● The request: In the entries below, find the lines with the word "page" and copy them.

● Records:
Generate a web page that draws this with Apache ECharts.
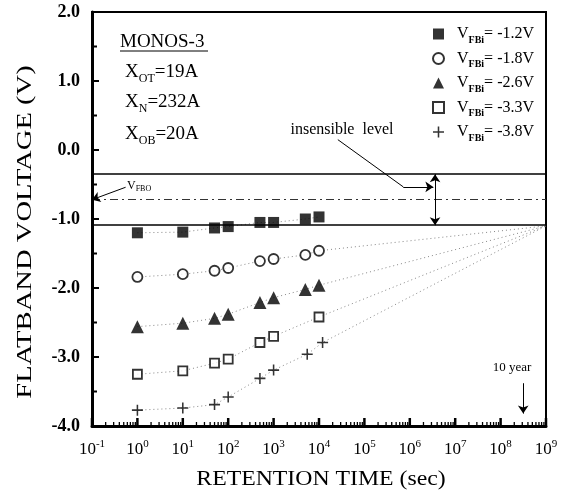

==

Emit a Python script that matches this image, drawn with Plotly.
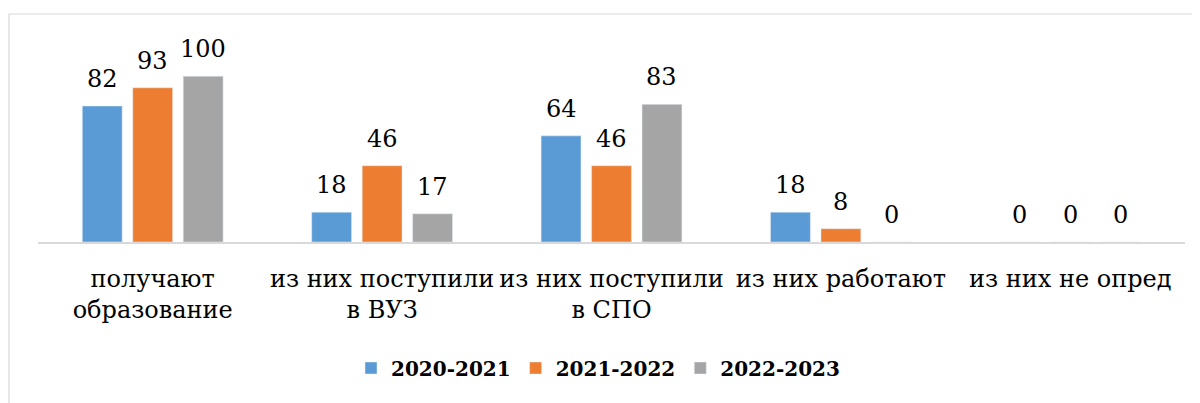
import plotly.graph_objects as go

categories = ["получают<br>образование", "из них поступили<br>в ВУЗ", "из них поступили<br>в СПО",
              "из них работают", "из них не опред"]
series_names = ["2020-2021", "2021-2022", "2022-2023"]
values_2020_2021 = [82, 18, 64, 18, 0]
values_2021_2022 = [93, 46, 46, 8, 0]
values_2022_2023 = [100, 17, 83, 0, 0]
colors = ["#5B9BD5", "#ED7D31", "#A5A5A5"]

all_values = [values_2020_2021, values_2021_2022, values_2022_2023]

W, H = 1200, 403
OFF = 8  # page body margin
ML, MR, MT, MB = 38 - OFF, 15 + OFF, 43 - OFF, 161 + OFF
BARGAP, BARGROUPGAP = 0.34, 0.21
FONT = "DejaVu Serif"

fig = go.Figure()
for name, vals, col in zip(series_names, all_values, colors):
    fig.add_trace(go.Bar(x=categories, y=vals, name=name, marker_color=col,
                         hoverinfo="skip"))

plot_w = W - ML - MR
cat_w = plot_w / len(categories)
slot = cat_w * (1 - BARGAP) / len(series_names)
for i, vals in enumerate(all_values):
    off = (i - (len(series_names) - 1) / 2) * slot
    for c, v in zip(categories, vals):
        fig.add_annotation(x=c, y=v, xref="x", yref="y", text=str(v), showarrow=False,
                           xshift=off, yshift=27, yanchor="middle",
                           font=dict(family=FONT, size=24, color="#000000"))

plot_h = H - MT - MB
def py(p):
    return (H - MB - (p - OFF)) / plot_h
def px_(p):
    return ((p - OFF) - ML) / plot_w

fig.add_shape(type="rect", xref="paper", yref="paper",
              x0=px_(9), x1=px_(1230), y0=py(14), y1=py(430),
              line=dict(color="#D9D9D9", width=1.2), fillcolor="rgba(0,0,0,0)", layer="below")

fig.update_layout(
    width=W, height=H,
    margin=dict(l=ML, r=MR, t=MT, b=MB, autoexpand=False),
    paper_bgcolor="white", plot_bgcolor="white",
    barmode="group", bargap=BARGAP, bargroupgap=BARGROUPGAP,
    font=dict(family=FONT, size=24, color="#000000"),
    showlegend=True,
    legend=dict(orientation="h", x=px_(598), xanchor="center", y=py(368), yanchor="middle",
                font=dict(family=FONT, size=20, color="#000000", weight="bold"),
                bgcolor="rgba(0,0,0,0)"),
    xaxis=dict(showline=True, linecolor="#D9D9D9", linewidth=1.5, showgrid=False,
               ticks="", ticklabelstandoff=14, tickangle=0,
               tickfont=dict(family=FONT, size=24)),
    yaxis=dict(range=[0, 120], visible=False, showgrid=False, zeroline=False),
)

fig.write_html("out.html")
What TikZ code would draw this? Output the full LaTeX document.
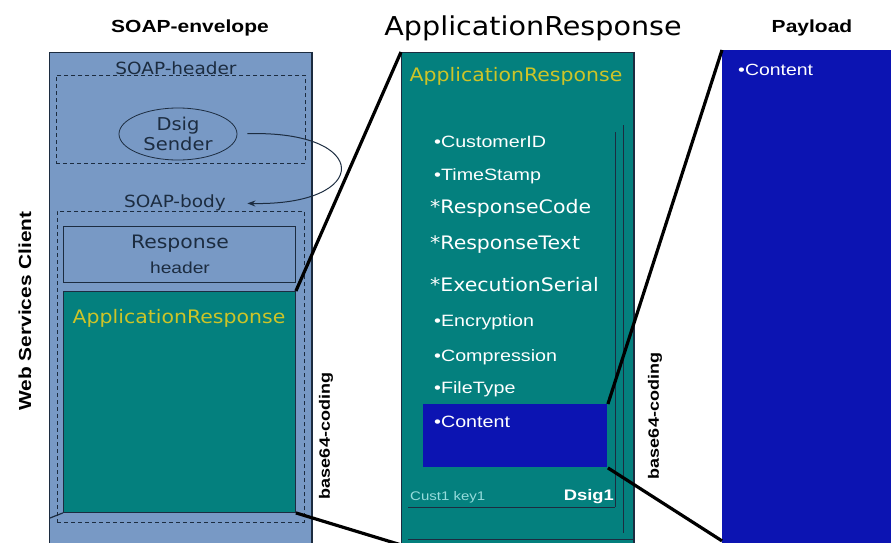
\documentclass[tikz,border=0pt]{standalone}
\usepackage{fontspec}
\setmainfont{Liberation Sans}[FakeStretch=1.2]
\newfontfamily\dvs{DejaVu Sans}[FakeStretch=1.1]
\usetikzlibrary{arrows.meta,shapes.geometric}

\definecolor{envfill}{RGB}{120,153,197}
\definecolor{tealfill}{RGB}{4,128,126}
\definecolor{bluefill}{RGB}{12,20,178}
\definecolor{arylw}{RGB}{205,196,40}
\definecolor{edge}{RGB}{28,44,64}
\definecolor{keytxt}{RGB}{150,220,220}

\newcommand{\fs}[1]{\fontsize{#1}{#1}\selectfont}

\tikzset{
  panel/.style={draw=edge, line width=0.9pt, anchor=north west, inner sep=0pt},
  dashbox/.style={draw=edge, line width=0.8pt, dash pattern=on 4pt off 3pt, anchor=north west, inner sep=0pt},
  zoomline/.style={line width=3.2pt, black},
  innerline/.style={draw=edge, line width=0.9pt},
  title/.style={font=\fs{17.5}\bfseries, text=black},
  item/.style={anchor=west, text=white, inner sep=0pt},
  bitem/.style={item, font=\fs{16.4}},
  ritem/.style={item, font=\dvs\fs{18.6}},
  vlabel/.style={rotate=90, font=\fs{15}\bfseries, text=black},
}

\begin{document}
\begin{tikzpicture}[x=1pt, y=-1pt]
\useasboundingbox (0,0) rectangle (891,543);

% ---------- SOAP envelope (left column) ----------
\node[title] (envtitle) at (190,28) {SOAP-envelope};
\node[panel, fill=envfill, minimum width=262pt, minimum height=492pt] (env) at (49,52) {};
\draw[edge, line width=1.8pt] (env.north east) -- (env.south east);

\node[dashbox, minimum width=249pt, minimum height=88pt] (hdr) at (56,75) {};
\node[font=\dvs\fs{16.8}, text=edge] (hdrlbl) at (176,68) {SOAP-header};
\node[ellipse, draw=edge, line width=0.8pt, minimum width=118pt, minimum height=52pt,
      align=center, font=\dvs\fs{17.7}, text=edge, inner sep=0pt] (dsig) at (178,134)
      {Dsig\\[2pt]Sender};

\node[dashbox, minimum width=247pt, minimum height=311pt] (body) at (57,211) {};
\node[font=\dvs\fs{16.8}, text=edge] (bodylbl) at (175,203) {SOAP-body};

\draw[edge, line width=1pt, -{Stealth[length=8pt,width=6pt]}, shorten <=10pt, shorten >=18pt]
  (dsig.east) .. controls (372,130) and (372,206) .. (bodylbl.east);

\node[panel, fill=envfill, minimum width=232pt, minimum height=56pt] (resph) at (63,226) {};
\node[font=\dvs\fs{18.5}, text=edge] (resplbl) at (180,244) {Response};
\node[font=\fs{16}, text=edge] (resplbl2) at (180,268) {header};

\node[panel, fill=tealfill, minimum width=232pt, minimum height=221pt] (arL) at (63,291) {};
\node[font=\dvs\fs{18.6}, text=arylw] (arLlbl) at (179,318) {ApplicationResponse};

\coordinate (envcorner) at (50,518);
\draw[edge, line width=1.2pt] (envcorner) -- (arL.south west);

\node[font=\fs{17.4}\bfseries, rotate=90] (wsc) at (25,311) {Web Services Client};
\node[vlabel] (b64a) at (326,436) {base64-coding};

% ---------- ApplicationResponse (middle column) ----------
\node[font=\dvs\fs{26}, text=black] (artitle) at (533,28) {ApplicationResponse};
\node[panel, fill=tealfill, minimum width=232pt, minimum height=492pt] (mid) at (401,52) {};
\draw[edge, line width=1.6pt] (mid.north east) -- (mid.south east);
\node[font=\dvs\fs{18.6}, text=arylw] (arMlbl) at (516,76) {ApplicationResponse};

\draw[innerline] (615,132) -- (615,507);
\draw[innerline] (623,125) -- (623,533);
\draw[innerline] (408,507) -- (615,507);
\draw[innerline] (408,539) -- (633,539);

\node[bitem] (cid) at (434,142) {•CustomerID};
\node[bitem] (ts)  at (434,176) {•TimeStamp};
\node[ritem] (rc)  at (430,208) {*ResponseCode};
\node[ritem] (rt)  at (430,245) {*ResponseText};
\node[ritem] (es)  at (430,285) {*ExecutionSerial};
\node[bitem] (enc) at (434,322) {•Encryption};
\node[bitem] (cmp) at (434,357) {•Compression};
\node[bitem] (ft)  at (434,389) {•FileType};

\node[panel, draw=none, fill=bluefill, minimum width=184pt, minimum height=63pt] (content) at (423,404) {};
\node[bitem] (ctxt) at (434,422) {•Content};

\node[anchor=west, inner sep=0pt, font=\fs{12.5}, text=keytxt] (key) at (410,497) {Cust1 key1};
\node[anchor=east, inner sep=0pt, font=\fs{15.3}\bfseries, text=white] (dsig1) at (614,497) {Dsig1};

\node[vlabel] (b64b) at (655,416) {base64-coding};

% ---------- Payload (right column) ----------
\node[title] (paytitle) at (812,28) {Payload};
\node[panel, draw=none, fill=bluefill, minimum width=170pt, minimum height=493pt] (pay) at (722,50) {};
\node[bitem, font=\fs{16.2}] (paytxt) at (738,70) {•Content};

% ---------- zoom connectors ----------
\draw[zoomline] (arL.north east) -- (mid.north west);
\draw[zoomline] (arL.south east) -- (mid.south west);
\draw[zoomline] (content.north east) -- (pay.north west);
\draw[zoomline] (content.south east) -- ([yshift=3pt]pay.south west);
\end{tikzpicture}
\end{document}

● Output:
Generate a web page that draws this with Apache ECharts.
OFF = 8  # page body margin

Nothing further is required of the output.